- Sabrina Spellman: Big deal. What does that bozo know anyway?
- Josh: That bozo spent twenty years at Life magazine and shot over fifty covers.
- Sabrina Spellman: So, who reads Life magazine? People only look at the...
- Josh: The pictures!
- Sabrina Spellman: Look, the point is, it takes years to develop a craft. I mean, look at my aunts Hilda and Zelda.
- Josh: Which craft did they develop?
- Sabrina Spellman: Witchcraft? Who said anything about witchcraft?
- Sabrina Spellman: Hey, Aunt Hilda, you know how you're always looking for new ways to bring in people to the coffeehouse?
- Hilda Spellman: You mean, like last week when I started that rumor that Brad Pitt had been spotted here?
- Sabrina Spellman: That was a rumor? I worked extra shifts!
- Hilda Spellman: Oh, there really is one born every minute.
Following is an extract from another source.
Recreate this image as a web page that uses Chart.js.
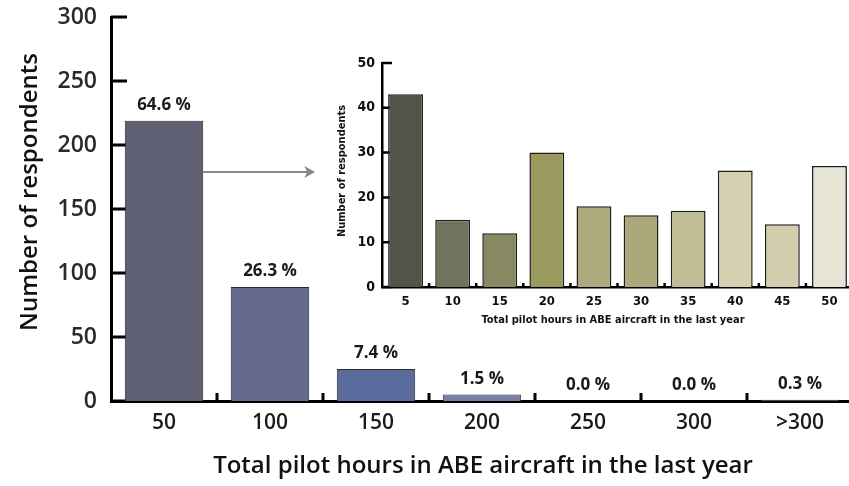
<!DOCTYPE html>
<html lang="en">
<head>
<meta charset="utf-8">
<title>Pilot hours in ABE aircraft</title>
<script src="https://cdn.jsdelivr.net/npm/chart.js@4.4.1/dist/chart.umd.min.js"></script>
<style>
  html, body { margin: 0; padding: 0; background: #fff; overflow: hidden; }
  #wrap { position: relative; width: 849px; height: 486px; overflow: hidden; }
  #mainChart { position: absolute; left: 0; top: 0; }
  #insetChart { position: absolute; left: 320px; top: 50px; }
</style>
</head>
<body>
<div id="wrap">
  <canvas id="mainChart" width="856" height="486"></canvas>
  <canvas id="insetChart" width="536" height="285"></canvas>
</div>
<script>
// main chart: respondents per 50 h bin
const hourBins = ['50', '100', '150', '200', '250', '300', '>300'];
const respondents = [219, 89, 25, 5, 0, 0, 1];
const shareLabels = ['64.6 %', '26.3 %', '7.4 %', '1.5 %', '0.0 %', '0.0 %', '0.3 %'];
const binColors = ['#5f6074', '#646a8c', '#5a6a9c', '#7b80a8', '#7b80a8', '#7b80a8', '#5f6074'];
const mainTicks = [0, 50, 100, 150, 200, 250, 300];

// inset: the first bin split in 5 h steps
const smallBins = ['5', '10', '15', '20', '25', '30', '35', '40', '45', '50'];
const smallRespondents = [43, 15, 12, 30, 18, 16, 17, 26, 14, 27];
const smallColors = ['#525349', '#71735e', '#888862', '#9b9a5e', '#acaa7c', '#aba97b', '#c0bd96', '#d4d0b0', '#d3cfae', '#e6e4d5'];
const insetTicks = [0, 10, 20, 30, 40, 50];

const xTitle = 'Total pilot hours in ABE aircraft in the last year';
const yTitle = 'Number of respondents';

const mainFont = "'Open Sans', 'Noto Sans', sans-serif";
const narrowFont = "'Liberation Sans Narrow', 'DejaVu Sans Condensed', sans-serif";

// small inward ticks on y, short upward ticks between categories on x
function axisTicks(opts) {
    return {
        id: 'axisTicks',
        beforeDatasetsDraw(chart) {
            const { ctx, chartArea, scales: { x, y } } = chart;
            ctx.save();
            ctx.strokeStyle = '#000';
            ctx.lineWidth = opts.width;
            ctx.beginPath();
            opts.yValues.forEach(v => {
                const py = y.getPixelForValue(v);
                ctx.moveTo(chartArea.left, py);
                ctx.lineTo(chartArea.left + opts.yLen, py);
            });
            for (let i = 1; i < x.ticks.length; i++) {
                const px = (x.getPixelForValue(i - 1) + x.getPixelForValue(i)) / 2;
                ctx.moveTo(px, chartArea.bottom);
                ctx.lineTo(px, chartArea.bottom - opts.xLen);
            }
            ctx.stroke();
            ctx.restore();
        }
    };
}

function axisTitles(opts) {
    return {
        id: 'axisTitles',
        afterDraw(chart) {
            const { ctx } = chart;
            ctx.save();
            ctx.fillStyle = opts.color;
            ctx.font = opts.font;
            ctx.textAlign = 'center';
            ctx.textBaseline = 'middle';
            ctx.fillText(xTitle, opts.xTitleX, opts.xTitleY);
            ctx.translate(opts.yTitleX, opts.yTitleY);
            ctx.rotate(-Math.PI / 2);
            ctx.fillText(yTitle, 0, 0);
            ctx.restore();
        }
    };
}

const shareLabelPlugin = {
    id: 'shareLabels',
    afterDatasetsDraw(chart) {
        const { ctx } = chart;
        const bars = chart.getDatasetMeta(0).data;
        ctx.save();
        ctx.fillStyle = '#1a1a1a';
        ctx.font = 'bold 17px ' + mainFont;
        ctx.textAlign = 'center';
        ctx.textBaseline = 'alphabetic';
        bars.forEach((bar, i) => {
            ctx.fillText(shareLabels[i], bar.x, bar.y - 11);
        });

        // arrow from the first bar towards the inset
        const first = bars[0];
        const ay = chart.scales.y.getPixelForValue(179);
        const ax0 = first.x + first.width / 2;
        const ax1 = ax0 + 112;
        ctx.strokeStyle = '#8a8a8a';
        ctx.fillStyle = '#8a8a8a';
        ctx.lineWidth = 2;
        ctx.beginPath();
        ctx.moveTo(ax0, ay);
        ctx.lineTo(ax1 - 4, ay);
        ctx.stroke();
        ctx.beginPath();
        ctx.moveTo(ax1, ay);
        ctx.lineTo(ax1 - 11, ay - 6);
        ctx.lineTo(ax1 - 8, ay);
        ctx.lineTo(ax1 - 11, ay + 6);
        ctx.closePath();
        ctx.fill();
        ctx.restore();
    }
};

new Chart(document.getElementById('mainChart'), {
    type: 'bar',
    data: {
        labels: hourBins,
        datasets: [{
            data: respondents,
            backgroundColor: binColors,
            borderColor: '#2a2a2a',
            borderWidth: 1,
            barPercentage: 0.74,
            categoryPercentage: 1.0
        }]
    },
    options: {
        responsive: false,
        animation: false,
        layout: { padding: { top: 17, right: 3, left: 0, bottom: 0 } },
        plugins: { legend: { display: false }, tooltip: { enabled: false } },
        scales: {
            x: {
                offset: true,
                grid: { display: false, drawTicks: false },
                border: { display: true, color: '#000', width: 3 },
                ticks: { color: '#1a1a1a', font: { family: mainFont, size: 21, weight: '600' }, padding: 9 },
                afterFit(scale) { scale.height = 85; scale.paddingLeft = 0; scale.paddingRight = 0; }
            },
            y: {
                min: 0,
                max: 300,
                afterBuildTicks(scale) { scale.ticks = mainTicks.map(v => ({ value: v })); },
                grid: { display: false, drawTicks: false },
                border: { display: true, color: '#000', width: 3 },
                ticks: { color: '#2a2a2a', font: { family: mainFont, size: 23, weight: '600' }, padding: 14 },
                afterFit(scale) { scale.width = 111; scale.paddingTop = 0; scale.paddingBottom = 0; }
            }
        }
    },
    plugins: [
        axisTicks({ yValues: mainTicks, yLen: 16, xLen: 8, width: 3 }),
        axisTitles({ color: '#111', font: '600 24px ' + mainFont, xTitleX: 483, xTitleY: 466, yTitleX: 30, yTitleY: 192 }),
        shareLabelPlugin
    ]
});

new Chart(document.getElementById('insetChart'), {
    type: 'bar',
    data: {
        labels: smallBins,
        datasets: [{
            data: smallRespondents,
            backgroundColor: smallColors,
            borderColor: '#1e1e1e',
            borderWidth: 1.5,
            barPercentage: 0.74,
            categoryPercentage: 1.0
        }]
    },
    options: {
        responsive: false,
        animation: false,
        layout: { padding: { top: 13, right: 3, left: 0, bottom: 0 } },
        plugins: { legend: { display: false }, tooltip: { enabled: false } },
        scales: {
            x: {
                offset: true,
                grid: { display: false, drawTicks: false },
                border: { display: true, color: '#000', width: 2.5 },
                ticks: { color: '#111', font: { family: narrowFont, size: 13, weight: 'bold' }, padding: 7 },
                afterFit(scale) { scale.height = 48; scale.paddingLeft = 0; scale.paddingRight = 0; }
            },
            y: {
                min: 0,
                max: 50,
                afterBuildTicks(scale) { scale.ticks = insetTicks.map(v => ({ value: v })); },
                grid: { display: false, drawTicks: false },
                border: { display: true, color: '#000', width: 2.5 },
                ticks: { color: '#111', font: { family: narrowFont, size: 14, weight: 'bold' }, padding: 7 },
                afterFit(scale) { scale.width = 62; scale.paddingTop = 0; scale.paddingBottom = 0; }
            }
        }
    },
    plugins: [
        axisTicks({ yValues: insetTicks, yLen: 10, xLen: 4, width: 2.5 }),
        axisTitles({ color: '#111', font: 'bold 11px ' + narrowFont, xTitleX: 293, xTitleY: 270, yTitleX: 22, yTitleY: 121 })
    ]
});
</script>
</body>
</html>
- Mrs. Scott: [haughty pure-bred cat owner] You know, you might want to do something with your little alley cat. His coat does look a little dull.
- [causing Salem to hiss at her]
- Mrs. Scott: [to her cat] Mandy, what happened to your diamond collar?
- [as Salem scampers off to audition wearing jewel-encrusted choker]
- Josh: Hey, don't talk to me like that. You are a hundred dollars richer because of me.
- Hilda Spellman: A hundred dollars. I'm going to Prada.
- Salem Saberhagen: If only I had someone decent feeding me lines.
- Zelda Spellman: May I remind you that I'm the one the director complimented?
- Salem Saberhagen: May I remind you that your skirt was hiked up to your nostrils?
- Zelda Spellman: If that's how my generosity is going to be rewarded, you can just find yourself another quantum physicist to help you push kibble.
- [leaves]
- Salem Saberhagen: Zelda, don't go. This is my process. I'm a temperamental actor.
- [she doesn't listen]
- Salem Saberhagen: I have pictures of you and the Brothers Grimm.
- Zelda Spellman: [hastily returning] All right, let's take it from the top.